Reacting to his Rugby training, half-asleep still and also stiff and cold, he rose with a shout in hot pursuit of the fair Shelia who then tripped over a tree root and fell headlong into the mud. Marcus tripping on the same root fell heavily on her, eliciting further screams and cries for help., "get off you brute", and suchlike,
By this time, Harry and Jack, realising that something was going awry with their plans and that the fair Shelia might be in danger of not retaining her virtue, They rose as one and thundered the few paces up the hill to join in the fray.

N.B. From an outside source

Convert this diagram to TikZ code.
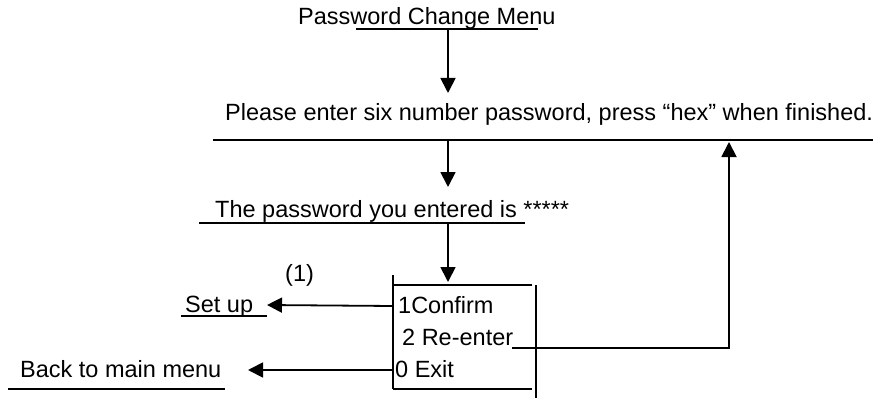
\documentclass[tikz,border=0pt]{standalone}
\usepackage{fontspec}
\setmainfont{Liberation Sans}
\usetikzlibrary{arrows.meta}
\begin{document}
\begin{tikzpicture}[x=1pt,y=-1pt,
  lbl/.style={anchor=base west, inner sep=0pt, font=\fontsize{23.5}{28}\selectfont},
  ln/.style={line width=1.8pt},
  arr/.style={line width=1.8pt,-{Triangle[length=15pt,width=15pt]}}]
\useasboundingbox (0,0) rectangle (886,401);
% texts
\node[lbl] (title) at (298,25) {Password Change Menu};
\node[lbl] (enter) at (225,121) {Please enter six number password, press “hex” when finished.};
\node[lbl] (shown) at (215,217) {The password you entered is *****};
\node[lbl] (one) at (285,281) {(1)};
\node[lbl] (setup) at (185,312) {Set up};
\node[lbl] (back) at (20,377) {Back to main menu};
\node[lbl] (confirm) at (398,313) {1Confirm};
\node[lbl] (reenter) at (402,345) {2 Re-enter};
\node[lbl] (exit) at (395,377) {0 Exit};
% coordinates
\coordinate (t1) at (356,29); \coordinate (t2) at (538,29);
\coordinate (e1) at (213,140); \coordinate (e2) at (873,140);
\coordinate (s1) at (199,223); \coordinate (s2) at (525,223);
\coordinate (u1) at (181,316); \coordinate (u2) at (267,316);
\coordinate (b1) at (8,389); \coordinate (b2) at (225,389);
\coordinate (a1) at (448,29); \coordinate (a1e) at (448,93);
\coordinate (a2) at (448,140); \coordinate (a2e) at (448,187);
\coordinate (a3) at (448,223); \coordinate (a3e) at (448,282);
\coordinate (bl1) at (393,275); \coordinate (bl2) at (393,389);
\coordinate (bt2) at (532,285); \coordinate (bb2) at (532,389);
\coordinate (bt1) at (393,285);
\coordinate (br1) at (536,285); \coordinate (br2) at (536,398);
\coordinate (c1) at (393,306); \coordinate (c1e) at (267,305);
\coordinate (x1) at (393,370); \coordinate (x1e) at (248,370);
\coordinate (r1) at (512,348); \coordinate (r2) at (729,348); \coordinate (r3) at (729,142);
% underlines
\draw[ln] (t1) -- (t2);
\draw[ln] (e1) -- (e2);
\draw[ln] (s1) -- (s2);
\draw[ln] (u1) -- (u2);
\draw[ln] (b1) -- (b2);
% box
\draw[ln] (bl1) -- (bl2);
\draw[ln] (bt1) -- (bt2);
\draw[ln] (bl2) -- (bb2);
\draw[ln] (br1) -- (br2);
% arrows
\draw[arr] (a1) -- (a1e);
\draw[arr] (a2) -- (a2e);
\draw[arr] (a3) -- (a3e);
\draw[arr] (c1) -- (c1e);
\draw[arr] (x1) -- (x1e);
\draw[arr] (r1) -- (r2) -- (r3);
\end{tikzpicture}
\end{document}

 The upshot was that after a three-way fist-fight and the loss of some teeth and torn clothing the realisation came to them what must have happened. Shelia was safe, although she had caught a lovely swinger and sported a rapidly maturing black eye. Her dress was in tatters and her left  ankle was throbbing . They all four of them stood breathing heavily and with clenched fists glared at one another.
 It took several shouted accusations before they cooled down and the truth emerged.
 "Did'nt you realise it was some-one having you on?" queried Harry. "No, I didn't", said Marcus spitting out blood and bits of tooth. " As far as I was concerned no ghost was going to get away from me, and that was that, and I wasn't able to take my photo. I'll be in trouble over this." At this they began to see the funny side and all burst out laughing. An emotional reaction, one could say.
"If it's your so and so photo you want I'll oblige you, I'll get over there with Shelia and be chasing her and you take your photo. And so it was.
In the end they all trooped down to the car, made their way to the back entrance of the hotel and cleaned up in Marcus's room.
They managed to getaway with an appearance in the public bar, after Shelia had put on her apron and discarded the dress.
 All ended well. Well, almost well. A morning dog walker reported to the Police that he had found some shreds of clothing, covered in blood, in front of the old Folly tower, up on Windy hill. The finest in the local force took many photos and carried out DNA tests, but the mystery was never solved. Just as well, really.
Poor Marcus, he got two speeding tickets for all that fun off the motorway. They had cunning ways of hiding cameras then. That's the Police for you, they rarely catch the criminals, only the poor old motorist.